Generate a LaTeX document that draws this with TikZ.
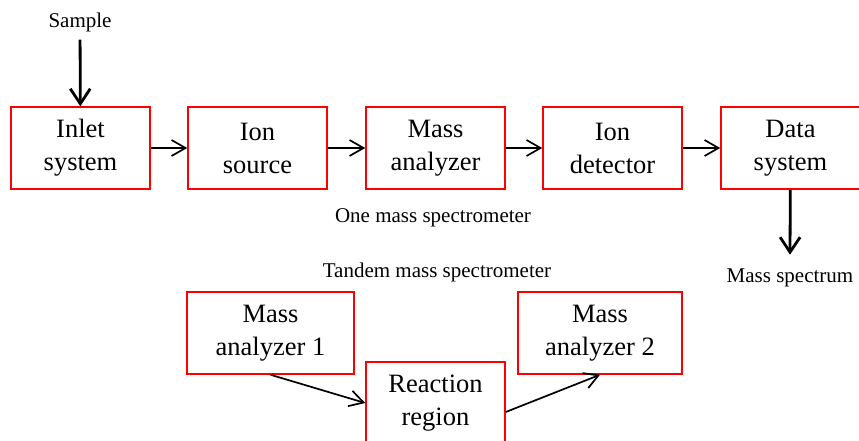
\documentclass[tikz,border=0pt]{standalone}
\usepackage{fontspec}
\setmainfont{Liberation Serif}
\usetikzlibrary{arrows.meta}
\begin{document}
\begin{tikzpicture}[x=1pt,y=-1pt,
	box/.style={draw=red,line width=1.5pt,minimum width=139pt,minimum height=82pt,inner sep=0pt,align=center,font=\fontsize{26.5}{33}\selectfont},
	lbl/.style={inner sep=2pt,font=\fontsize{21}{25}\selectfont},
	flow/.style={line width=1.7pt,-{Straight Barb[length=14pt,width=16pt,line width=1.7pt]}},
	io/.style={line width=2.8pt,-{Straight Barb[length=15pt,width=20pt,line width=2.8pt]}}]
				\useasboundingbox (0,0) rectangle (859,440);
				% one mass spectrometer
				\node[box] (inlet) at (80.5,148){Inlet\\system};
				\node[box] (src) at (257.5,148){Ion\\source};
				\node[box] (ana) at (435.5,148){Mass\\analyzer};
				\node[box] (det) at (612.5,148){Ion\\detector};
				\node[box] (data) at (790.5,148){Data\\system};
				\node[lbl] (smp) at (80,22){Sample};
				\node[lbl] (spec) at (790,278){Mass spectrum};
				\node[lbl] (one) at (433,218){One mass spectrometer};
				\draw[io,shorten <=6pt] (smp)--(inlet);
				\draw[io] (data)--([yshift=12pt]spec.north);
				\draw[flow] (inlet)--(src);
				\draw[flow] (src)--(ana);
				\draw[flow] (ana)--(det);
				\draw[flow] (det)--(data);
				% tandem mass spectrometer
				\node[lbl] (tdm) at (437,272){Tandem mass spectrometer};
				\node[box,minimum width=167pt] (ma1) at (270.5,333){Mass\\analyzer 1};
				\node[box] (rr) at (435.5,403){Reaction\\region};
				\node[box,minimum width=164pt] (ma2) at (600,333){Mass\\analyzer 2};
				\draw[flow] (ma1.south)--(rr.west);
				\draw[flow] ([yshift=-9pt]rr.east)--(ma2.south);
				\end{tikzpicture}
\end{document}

----------

Except for the pictures, copy the material above exactly.

▸ Written reply:
Generate a LaTeX document that draws this with TikZ.
\documentclass[tikz,border=0pt]{standalone}
\usepackage{fontspec}
\setmainfont{Liberation Serif}
\usetikzlibrary{arrows.meta}
\begin{document}
\begin{tikzpicture}[x=1pt,y=-1pt,
	box/.style={draw=red,line width=1.5pt,minimum width=139pt,minimum height=82pt,inner sep=0pt,align=center,font=\fontsize{26.5}{33}\selectfont},
	lbl/.style={inner sep=2pt,font=\fontsize{21}{25}\selectfont},
	flow/.style={line width=1.7pt,-{Straight Barb[length=14pt,width=16pt,line width=1.7pt]}},
	io/.style={line width=2.8pt,-{Straight Barb[length=15pt,width=20pt,line width=2.8pt]}}]
				\useasboundingbox (0,0) rectangle (859,440);
				% one mass spectrometer
				\node[box] (inlet) at (80.5,148){Inlet\\system};
				\node[box] (src) at (257.5,148){Ion\\source};
				\node[box] (ana) at (435.5,148){Mass\\analyzer};
				\node[box] (det) at (612.5,148){Ion\\detector};
				\node[box] (data) at (790.5,148){Data\\system};
				\node[lbl] (smp) at (80,22){Sample};
				\node[lbl] (spec) at (790,278){Mass spectrum};
				\node[lbl] (one) at (433,218){One mass spectrometer};
				\draw[io,shorten <=6pt] (smp)--(inlet);
				\draw[io] (data)--([yshift=12pt]spec.north);
				\draw[flow] (inlet)--(src);
				\draw[flow] (src)--(ana);
				\draw[flow] (ana)--(det);
				\draw[flow] (det)--(data);
				% tandem mass spectrometer
				\node[lbl] (tdm) at (437,272){Tandem mass spectrometer};
				\node[box,minimum width=167pt] (ma1) at (270.5,333){Mass\\analyzer 1};
				\node[box] (rr) at (435.5,403){Reaction\\region};
				\node[box,minimum width=164pt] (ma2) at (600,333){Mass\\analyzer 2};
				\draw[flow] (ma1.south)--(rr.west);
				\draw[flow] ([yshift=-9pt]rr.east)--(ma2.south);
				\end{tikzpicture}
\end{document}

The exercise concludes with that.